Ketika pemilihan tuan rumah Piala Dunia 2018 dan 2022 diduga penuh suap, banyak suara sumbang bermunculan untuk perhelatan sebelumnya. Afrika Selatan, Jerman, hingga Korea Selatan-Jepang ikut dituduh membayar delegasi FIFA dalam jumlah besar supaya terpilih.
Apalagi penyelidikan Kejaksaan Swiss menyimpulkan tradisi korup ini sudah sering dilakukan selama masa kepemimpinan Blatter.
Salah satu delegasi Afrika mengatakan wakil Jerman membayarnya supaya memberi dukungan buat menggelar Piala Dunia 2006. "Hanya karena ini Jerman tidak ada yang berani menyampaikannya," tuturnya.

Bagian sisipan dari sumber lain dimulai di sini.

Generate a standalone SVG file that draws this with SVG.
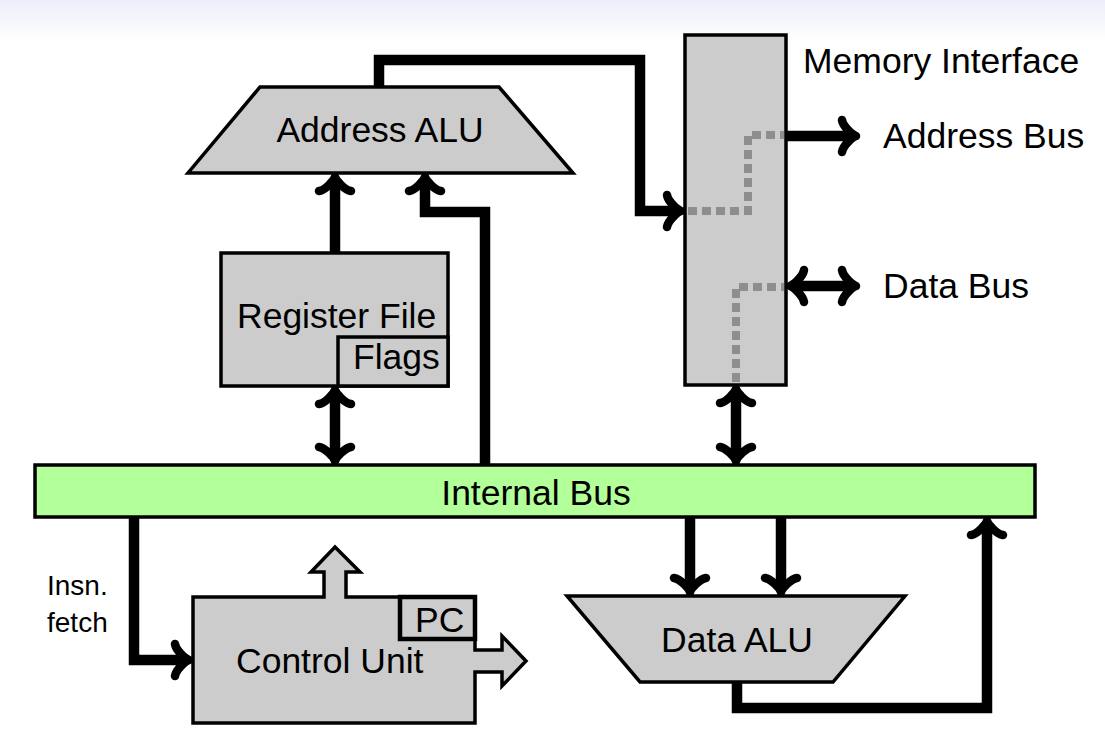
<svg xmlns="http://www.w3.org/2000/svg" width="1105" height="740" viewBox="0 0 1105 740">
<defs>
<linearGradient id="band" x1="0" y1="0" x2="0" y2="1">
<stop offset="0" stop-color="#eceefa"/>
<stop offset="1" stop-color="#ffffff"/>
</linearGradient>
<marker id="arr" markerUnits="userSpaceOnUse" viewBox="-16 -23 28 46" markerWidth="28" markerHeight="46" refX="0" refY="0" orient="auto-start-reverse">
<path d="M -10,-16 C -9,-9.5 0.5,-1.2 4,0 C 0.5,1.2 -9,9.5 -10,16" fill="none" stroke="#000" stroke-width="8.5" stroke-linecap="round" stroke-linejoin="round"/>
</marker>
<style>
.box{fill:#cccccc;stroke:#000;stroke-width:3.5;stroke-linejoin:miter}
.lbl{font-family:"Liberation Sans",Arial,sans-serif;font-size:35.5px;fill:#000}
.small{font-family:"Liberation Sans",Arial,sans-serif;font-size:28px;fill:#000}
.wire{fill:none;stroke:#000;stroke-width:10.5;stroke-linejoin:miter}
.end{marker-end:url(#arr)}
.both{marker-start:url(#arr);marker-end:url(#arr)}
.dots{fill:none;stroke:#8e8e8e;stroke-width:8;stroke-dasharray:9 5}
</style>
</defs>
<rect x="0" y="0" width="1105" height="740" fill="#ffffff"/>
<rect x="0" y="0" width="1105" height="42" fill="url(#band)"/>

<g id="address-alu">
<polygon class="box" points="260,87 499,87 573,173 188,173"/>
<text class="lbl" x="380" y="142" text-anchor="middle">Address ALU</text>
</g>

<g id="memory-interface">
<rect class="box" x="685" y="35" width="101" height="350"/>
<path class="dots" d="M 688,211 H 748 V 135 H 784"/>
<path class="dots" d="M 736,382 V 287 H 784"/>
<text class="lbl" x="803" y="73">Memory Interface</text>
</g>

<g id="address-bus-label">
<text class="lbl" x="883" y="148">Address Bus</text>
</g>
<g id="data-bus-label">
<text class="lbl" x="883" y="298">Data Bus</text>
</g>

<g id="register-file">
<rect class="box" x="221" y="253" width="227" height="133"/>
<text class="lbl" x="237" y="328">Register File</text>
<g id="flags">
<rect class="box" x="338" y="337" width="110" height="49"/>
<text class="lbl" x="353" y="369">Flags</text>
</g>
</g>

<g id="internal-bus">
<rect x="35" y="465" width="1000" height="52" fill="#b3ff99" stroke="#000" stroke-width="3.5"/>
<text class="lbl" x="536" y="505" text-anchor="middle">Internal Bus</text>
</g>

<g id="data-alu">
<polygon class="box" points="567,596 905,596 833,682 640,682"/>
<text class="lbl" x="737" y="652" text-anchor="middle">Data ALU</text>
</g>

<g id="control-unit">
<path class="box" d="M 193,597 H 324 V 572 H 311 L 335,547 L 360,572 H 346 V 597 H 475 V 650 H 502 V 636 L 526,661 L 502,686 V 672 H 475 V 723 H 193 Z"/>
<text class="lbl" x="236" y="673">Control Unit</text>
<g id="pc">
<rect x="400" y="597" width="75" height="42" fill="#cccccc" stroke="#000" stroke-width="4.5"/>
<text class="lbl" x="415" y="632">PC</text>
</g>
</g>

<g id="insn-fetch-label">
<text class="small" x="47" y="595">Insn.</text>
<text class="small" x="47" y="632">fetch</text>
</g>

<g id="connectors">
<path class="wire end" d="M 379,88 V 60 H 640 V 211 H 677"/>
<path class="wire end" d="M 335,253 V 181"/>
<path class="wire end" d="M 485,465 V 212 H 425 V 181"/>
<path class="wire both" d="M 335,394 V 457"/>
<path class="wire both" d="M 736,393 V 457"/>
<path class="wire end" d="M 786,136 H 852"/>
<path class="wire both" d="M 794,286 H 852"/>
<path class="wire end" d="M 690,517 V 588"/>
<path class="wire end" d="M 781,517 V 588"/>
<path class="wire end" d="M 737,682 V 708 H 987 V 525"/>
<path class="wire end" d="M 134,517 V 660 H 185"/>
</g>
</svg>
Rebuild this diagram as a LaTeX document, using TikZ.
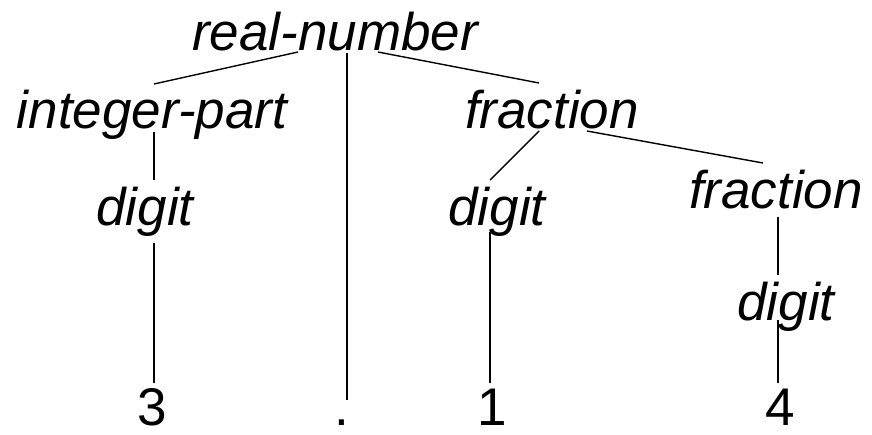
\documentclass[tikz,border=0pt]{standalone}
\usepackage{fontspec}
\setmainfont{Liberation Sans}
\usetikzlibrary{positioning}

\begin{document}
\begin{tikzpicture}[
    x=1pt, y=1pt,
    nonterm/.style={anchor=base, inner sep=0pt, font=\fontsize{53}{60}\selectfont\itshape},
    term/.style={anchor=base, inner sep=0pt, font=\fontsize{53}{60}\selectfont},
    branch/.style={draw=black, line width=1.4pt}
]
    \useasboundingbox (0,0) rectangle (872,-434);

    % Nonterminals
    \node[nonterm] (realnum) at (335,-50) {real-number};
    \node[nonterm] (intpart) at (152,-128) {integer-part};
    \node[nonterm] (frac) at (552,-128) {fraction};
    \node[nonterm] (digitl) at (145,-225) {digit};
    \node[nonterm] (digitm) at (497,-225) {digit};
    \node[nonterm] (fracr) at (776,-208) {fraction};
    \node[nonterm] (digitr) at (786,-320) {digit};

    % Terminals
    \node[term] (three) at (152,-425) {3};
    \node[term] (point) at (342,-425) {.};
    \node[term] (one) at (492,-425) {1};
    \node[term] (four) at (780,-425) {4};

    % Branches
    \draw[branch] ([shift={(-37,-2)}]realnum.base) -- ([shift={(2,44)}]intpart.base);
    \draw[branch] ([shift={(12,-3)}]realnum.base) -- ([shift={(5,25)}]point.base);
    \draw[branch] ([shift={(43,-2)}]realnum.base) -- ([shift={(-13,45)}]frac.base);
    \draw[branch] ([shift={(2,-4)}]intpart.base) -- ([shift={(9,45)}]digitl.base);
    \draw[branch] ([shift={(9,-18)}]digitl.base) -- ([shift={(2,42)}]three.base);
    \draw[branch] ([shift={(-13,-3)}]frac.base) -- ([shift={(-7,45)}]digitm.base);
    \draw[branch] ([shift={(35,-3)}]frac.base) -- ([shift={(-13,45)}]fracr.base);
    \draw[branch] ([shift={(-7,-7)}]digitm.base) -- ([shift={(-2,42)}]one.base);
    \draw[branch] ([shift={(2,-9)}]fracr.base) -- ([shift={(-8,45)}]digitr.base);
    \draw[branch] ([shift={(-8,0)}]digitr.base) -- ([shift={(-2,42)}]four.base);

\end{tikzpicture}
\end{document}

Mantan Presiden Afrika Selatan, Thabo Mbeki, membantah tuduhan jika negaranya menyuap Federasi Sepakbola Internasional (FIFA) demi menjadi tuan rumah penyelenggara Piala Dunia pada 2010 silam.
"Saya tidak pernah menghiraukan siapapun yang meminta suap terhadap Afsel demi menjadi tuan rumah piala dunia. Tidak ada uang negara yang saya gunakan untuk menyuap," ujarnya.
Data Kejaksaan Swiss menunjukkan ada bukti transfer USD 10 ribu kepada tiap delegasi yang mendukung Afsel. "Tuduhan yang dilayangkan jaksat tidak ada dasar yang kuat," elak Menteri Olah Raga Afsel Fikile Mbalula tanpa menjelaskan lebih lanjut.

5.
Sponsor kakap mundur bila FIFA terbukti korup

Perusahaan multinasional yang selama ini bekerja sama dengan FIFA mengingatkan organisasi itu agar membenahi diri setelah kasus korupsi terbongkar. Jika reputasi FIFA gagal diperbaiki, mereka memilih mundur.
Sejauh ini, ancaman seperti itu telah disampaikan Coca Cola, Adidas dan Visa.
"Kami berharap FIFA segera mengambil langkah yang berarti merespons kasus itu," tulis juru bicara Visa.
Kontrak iklan yang dinikmati FIFA dari para sponsor kakap mencapai USD 190 juta hanya pada 2014 saja. Adidas, produsen peralatan olahraga asal Jerman yang rajin mendukung acara FIFA sejak 40 tahun terakhir berharap ada langkah konkret supaya budaya korup di kalangan petinggi dapat diubah.
"Kami mendesak FIFA menuruti standar tersebut dalam segala hal yang mereka lakukan."